The Nigerian dental students are expected to be exposed to both the theoretical and practical aspect of medical emergencies management in the course of their training.[5,26] An earlier study done on the final year dental students toward the development and evaluation of their undergraduate training program reported that realistic simulation training in management of medical emergencies for dental students is an effective adjunct to traditional lecture style teaching. Simulation training was reported to improve the ability to manage medical emergencies. Another study also reported that the more advanced the simulation is the better management of medical emergencies. Full‑mission simulation, using physical patient simulators, appeared to be the most useful training method. Only 28.2% of the studied dental students claimed to have received the desired forms of training on medical emergencies while an alarming 41.9% claimed not to have received any form of training. This feedback will be useful in the curriculum evaluation process.

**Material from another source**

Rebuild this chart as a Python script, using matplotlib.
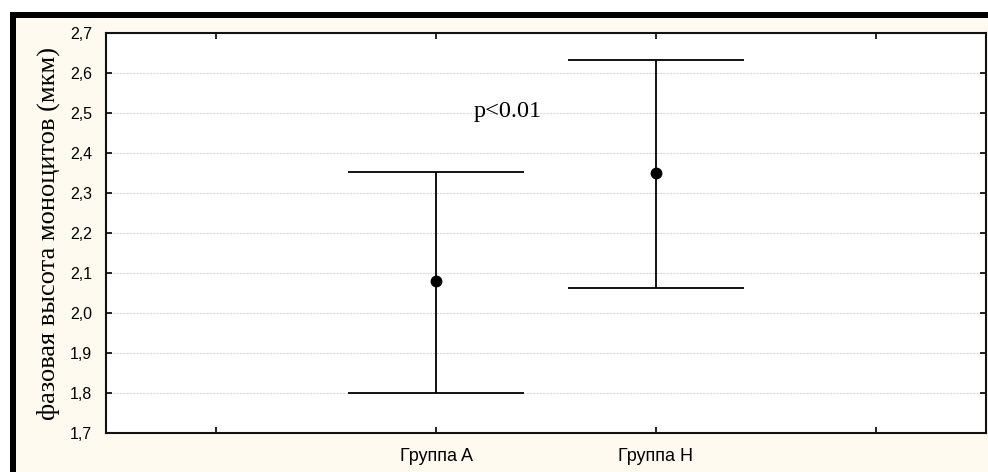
import numpy as np
import matplotlib.pyplot as plt
from matplotlib.patches import Rectangle

groups = ['Группа A', 'Группа H']
means = [2.08, 2.35]
lower = [1.80, 2.063]
upper = [2.353, 2.632]
yticks = [1.7, 1.8, 1.9, 2.0, 2.1, 2.2, 2.3, 2.4, 2.5, 2.6, 2.7]

W, H = 988, 472
fig = plt.figure(figsize=(W / 100, H / 100), dpi=100)
fig.patch.set_facecolor('white')

# cream panel with black frame on top and left (pixel coords -> figure fraction)
fig.patches.append(Rectangle((16 / W, 0), 1 - 16 / W, 1 - 18 / H, transform=fig.transFigure,
                             facecolor='#fffaf0', edgecolor='none', zorder=-5))
fig.patches.append(Rectangle((10 / W, 0), 6 / W, 1 - 12 / H, transform=fig.transFigure,
                             facecolor='black', edgecolor='none', zorder=-5))
fig.patches.append(Rectangle((10 / W, 1 - 18 / H), 1 - 10 / W, 6 / H, transform=fig.transFigure,
                             facecolor='black', edgecolor='none', zorder=-5))

ax = fig.add_axes([106 / W, 39 / H, 880 / W, 400 / H])
ax.set_facecolor('white')

x = np.arange(1, len(groups) + 1)
ax.vlines(x, lower, upper, color='black', lw=1.3, zorder=3)
ax.hlines(lower, x - 0.4, x + 0.4, color='black', lw=1.3, zorder=3)
ax.hlines(upper, x - 0.4, x + 0.4, color='black', lw=1.3, zorder=3)
ax.plot(x, means, 'o', color='black', ms=7.5, zorder=4)

ax.set_xlim(-0.5, 3.5)
ax.set_ylim(1.7, 2.7)
ax.set_xticks([0, 1, 2, 3])
ax.set_xticklabels(['', groups[0], groups[1], ''], family='Liberation Sans', fontsize=13)
ax.set_yticks(yticks)
ax.set_yticklabels([f'{v:.1f}'.replace('.', ',') for v in yticks], family='Liberation Sans', fontsize=11.5)
ax.tick_params(direction='in', length=4, width=1.2, top=True, right=True)
ax.tick_params(axis='y', pad=10)
ax.tick_params(axis='x', pad=11)

ax.yaxis.grid(True, linestyle=(0, (2, 1)), color='#dadada', lw=0.8)
ax.set_axisbelow(True)
for s in ax.spines.values():
    s.set_linewidth(1.5)
    s.set_color('#111111')

ax.set_ylabel('фазовая высота моноцитов (мкм)', family='Liberation Serif', fontsize=19, labelpad=7)
ax.text(1.17, 2.505, 'p<0.01', family='Liberation Serif', fontsize=17.5, va='center')

fig.savefig('out.png', dpi=100, facecolor=fig.get_facecolor())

Other important points revealed by this study are that only the theoretical training in medical emergencies seems to be effective. Many of the dental students were able to volunteer the information that they received lectures on the topic. The use of visual teaching aids like videotapes and PowerPoint projections however did not get so much mention. Fewer than half of the students had any form of simulation, which would have help them to put their theoretical knowledge into practice.
This study also suggest that the dental students may not be prepared to handling medical emergencies effectively as a member of the dental team, because majority claimed not to have been taught how to perform many of the potentially lifesaving procedures. This result is similar to what was reported among a group of medical students where 85.3% of them had never taken any basic life support course. It also supports another studies that reported inadequacies in the area of basic life support among medical, dental, nursing students and doctors as well as among medical and paramedical personnel. Regular mock drills and knowledge of the essential resuscitative drugs are equipments have been recommended to ensure the preparedness of every member of the dental team. The result of this study amplifies the need to ensure that this recommendation is taken very seriously.
The inadequate knowledge of management medical emergencies suggested by this study may not be limited to the study group and study area. A previous study also reported a sub‑optimal level of knowledge of medical emergencies among medical students of the eleven evaluated Peruvian universities.
Based on the above study it can be concluded that the level of training and level of knowledge on medical emergencies of the studied dental students is below desirable standard. It is therefore necessary to put proper strategies in place, such as the development of the theoretical model, to improve the areas of weakness this study identified.